Last week, at a public hearing before the Maine Board of Environmental Protection, no one spoke in support or in opposition to removing nine Maine counties from the federal list of areas with unhealthy ozone levels. Given the lack of conversation, when the BEP votes next month to petition the federal government for removal, the request will likely be quickly approved.
The Clean Air Act – adopted over intense industrial and political opposition – is 35 years old and was crafted to reverse declining air quality nationwide. The quality of our air is much better than it was in 1970, but it is not yet clean.
Removing nine Maine counties, counties that have long been declared areas of unhealthy ozone levels, sounds like good progress, but we must not give this move too much credit just yet. There is more work to be done.
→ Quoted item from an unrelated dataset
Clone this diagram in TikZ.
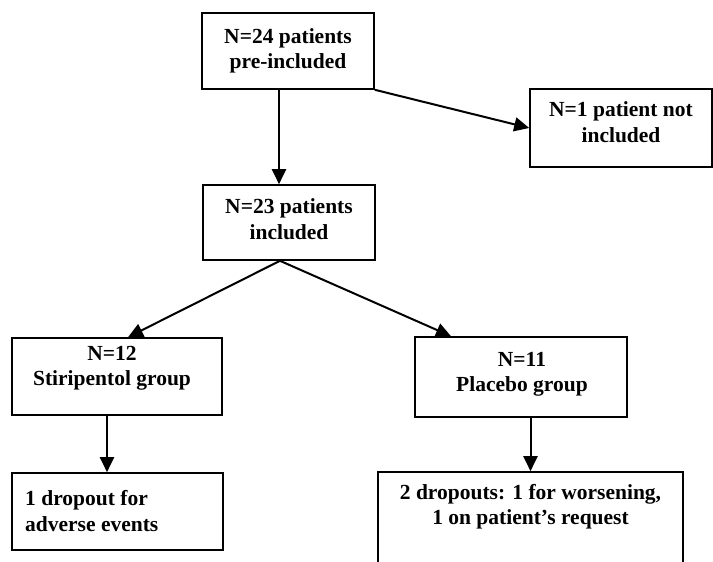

If these nine Maine counties, including Androscoggin County, are reclassified, we strongly suggest that the reclassification carry some instruction for review in 2007.
According to the American Lung Association’s “State of the Air: 2006” report, ozone pollution is the biggest air quality problem in Maine. York, one of the counties the BEP is considering petitioning for reclassification, received an “F” as the most polluted county in Maine. Cumberland and Knox counties, which are also being recommended for reclassification, each received an “F” by the American Lung Association in 2005, improving just slightly this year with Cumberland earning a “C” and, Knox, a “D.”
While slight improvements, these are not high marks and reclassifying the counties without some plan to revisit ozone levels in 2007 will be detrimental to thousands of at-risk Mainers.
In Androscoggin County, 1 percent of residents suffer from pediatric asthma; 7 percent suffer from adult asthma; 3 percent live with chronic bronchitis, 1 percent suffer from emphysema; and a startling 26 percent are living with cardiovascular disease. For each of these 43,912 people – 41 percent of the county’s entire population – breathing clean air is vital to their basic health and quality of life. These people are the reason we must continue to monitor whether shifting unhealthy ozone level classification makes sense each year.
While Maine does regulate air quality in-state, much of the ozone and particle pollution is transported from other areas of the country. We cannot control what happens elsewhere, but we absolutely can control classifications for what we accept as safe ozone pollution levels at home.
The BEP will accept written comments on reclassification before voting whether to petition the feds to take action, so if you’d like to weigh in, submit comments to Jeff Crawford, Bureau of Air Quality, Department of Environmental Protection, 17 State House Station, Augusta, ME, 04333 until this Monday, July 17.
And, in the spring of 2007 when the American Lung Association releases its annual State of the Air report, we ask the BEP to make a point to review pollution levels and be prepared to petition to reclassify Maine counties once again if the ozone pollution levels have crept up. If improvement continues, perhaps then we can breathe easier.